Louis V. Gerstner Jr., the former CEO of IBM who chairs the institute’s board of directors, has committed $15 million to the Gerstner Center for Cancer Diagnostics at the Broad. The center will receive an additional $10 million from the Eli and Edythe Broad Foundation.
The center is pursuing a goal that some other biotech companies in the United States are also chasing: developing a sensitive blood-based biopsy to speed cancer detection.
Although many aspects of cancer treatment have improved dramatically in recent years, diagnostic tests have lagged, according to Broad officials. Today, doctors still rely on a biopsy of a tumor obtained through surgery or have the patient undergo a CT or MRI scan. Surgical biopsies are invasive, of course, and the other tests provide no molecular insights.

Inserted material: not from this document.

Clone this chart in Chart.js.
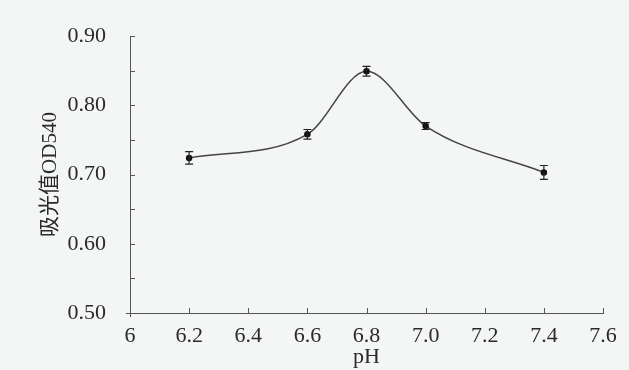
<!DOCTYPE html>
<html>
<head>
<meta charset="utf-8">
<script src="https://cdn.jsdelivr.net/npm/chart.js@4/dist/chart.umd.min.js"></script>
<style>
  html, body { margin: 0; padding: 0; background: #f4f6f5; }
  #wrap { width: 629px; height: 370px; position: relative; }
</style>
</head>
<body>
<div id="wrap"><canvas id="chart"></canvas></div>
<script>
const phValues = [6.2, 6.6, 6.8, 7.0, 7.4];
const odValues = [0.724, 0.758, 0.849, 0.770, 0.703];
const odErrors = [0.009, 0.007, 0.007, 0.005, 0.010];
const xTicks = [6, 6.2, 6.4, 6.6, 6.8, 7.0, 7.2, 7.4, 7.6];
const yTicks = [0.50, 0.55, 0.60, 0.65, 0.70, 0.75, 0.80, 0.85, 0.90];

const axisColor = '#555';
const serif = "'Liberation Serif', 'DejaVu Serif', serif";

// error bars + inward tick marks
const extras = {
    id: 'extras',
    afterDatasetsDraw(chart) {
        const ctx = chart.ctx;
        const xs = chart.scales.x, ys = chart.scales.y;
        ctx.save();
        ctx.strokeStyle = '#222';
        ctx.lineWidth = 1.2;
        phValues.forEach((x, i) => {
            const px = xs.getPixelForValue(x);
            const top = ys.getPixelForValue(odValues[i] + odErrors[i]);
            const bot = ys.getPixelForValue(odValues[i] - odErrors[i]);
            ctx.beginPath();
            ctx.moveTo(px, top); ctx.lineTo(px, bot);
            ctx.moveTo(px - 4, top); ctx.lineTo(px + 4, top);
            ctx.moveTo(px - 4, bot); ctx.lineTo(px + 4, bot);
            ctx.stroke();
        });
        ctx.strokeStyle = axisColor;
        ctx.lineWidth = 1;
        const x0 = xs.left, y0 = ys.bottom;
        yTicks.forEach(v => {
            const py = Math.round(ys.getPixelForValue(v)) + 0.5;
            ctx.beginPath();
            ctx.moveTo(x0 - (v === 0.5 ? 4 : 0), py); ctx.lineTo(x0 + 5, py);
            ctx.stroke();
        });
        xTicks.forEach(v => {
            const px = Math.round(xs.getPixelForValue(v)) + 0.5;
            ctx.beginPath();
            ctx.moveTo(px, y0 + (v === 6 ? 4 : 0)); ctx.lineTo(px, y0 - 5);
            ctx.stroke();
        });
        ctx.restore();
    }
};

new Chart(document.getElementById('chart').getContext('2d'), {
    type: 'line',
    data: {
        datasets: [{
            data: phValues.map((x, i) => ({ x: x, y: odValues[i] })),
            borderColor: '#444',
            borderWidth: 1.5,
            cubicInterpolationMode: 'monotone',
            pointRadius: 2.5,
            pointBackgroundColor: '#111',
            pointBorderColor: '#111',
            fill: false
        }]
    },
    options: {
        responsive: true,
        maintainAspectRatio: false,
        animation: false,
        layout: { padding: { top: 36, right: 26, left: 38, bottom: 0 } },
        plugins: { legend: { display: false }, tooltip: { enabled: false } },
        scales: {
            x: {
                type: 'linear',
                min: 6, max: 7.6,
                afterBuildTicks: s => { s.ticks = xTicks.map(v => ({ value: v })); },
                afterFit: s => { s.height = 57; },
                ticks: {
                    color: '#2a2a2a',
                    padding: 2,
                    maxRotation: 0,
                    font: { family: serif, size: 22 },
                    callback: v => v === 6 ? '6' : v.toFixed(1)
                },
                grid: { display: false },
                border: { display: true, color: axisColor, width: 1 },
                title: {
                    display: true, text: 'pH', color: '#2a2a2a', padding: 0,
                    font: { family: serif, size: 22 }
                }
            },
            y: {
                min: 0.5, max: 0.9,
                afterBuildTicks: s => { s.ticks = yTicks.map(v => ({ value: v })); },
                afterFit: s => { s.width = 92; },
                ticks: {
                    color: '#2a2a2a',
                    padding: 16,
                    font: { family: serif, size: 22 },
                    callback: v => (Math.round(v * 100) % 10 === 0) ? v.toFixed(2) : ''
                },
                grid: { display: false },
                border: { display: true, color: axisColor, width: 1 },
                title: {
                    display: true, text: '吸光值OD540', color: '#2a2a2a', padding: 0,
                    font: { family: "'Liberation Serif', 'Noto Sans CJK SC', serif", size: 21 }
                }
            }
        }
    },
    plugins: [extras]
});
</script>
</body>
</html>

The Gerstner Center will focus on developing a blood biopsy that would monitor a patient’s response to chemotherapy, radiation, or immunotherapy with molecular precision. Broad scientists hope the test would identify small numbers of cancer cells that remain in patients who have been treated and may cause a relapse years or even decades later.
“Not long ago, I thought that blood biopsy was more science fiction than reality,” said Dr. Todd Golub, a cancer specialist who works as Broad’s chief scientific officer and will head the Gerstner Center. “In fact, Broad scientists have demonstrated that it’s possible to look at an entire cancer genome from a blood biopsy. That is spectacular.”
The new center will work with technology experts, cancer biologists, computational scientists, and clinicians.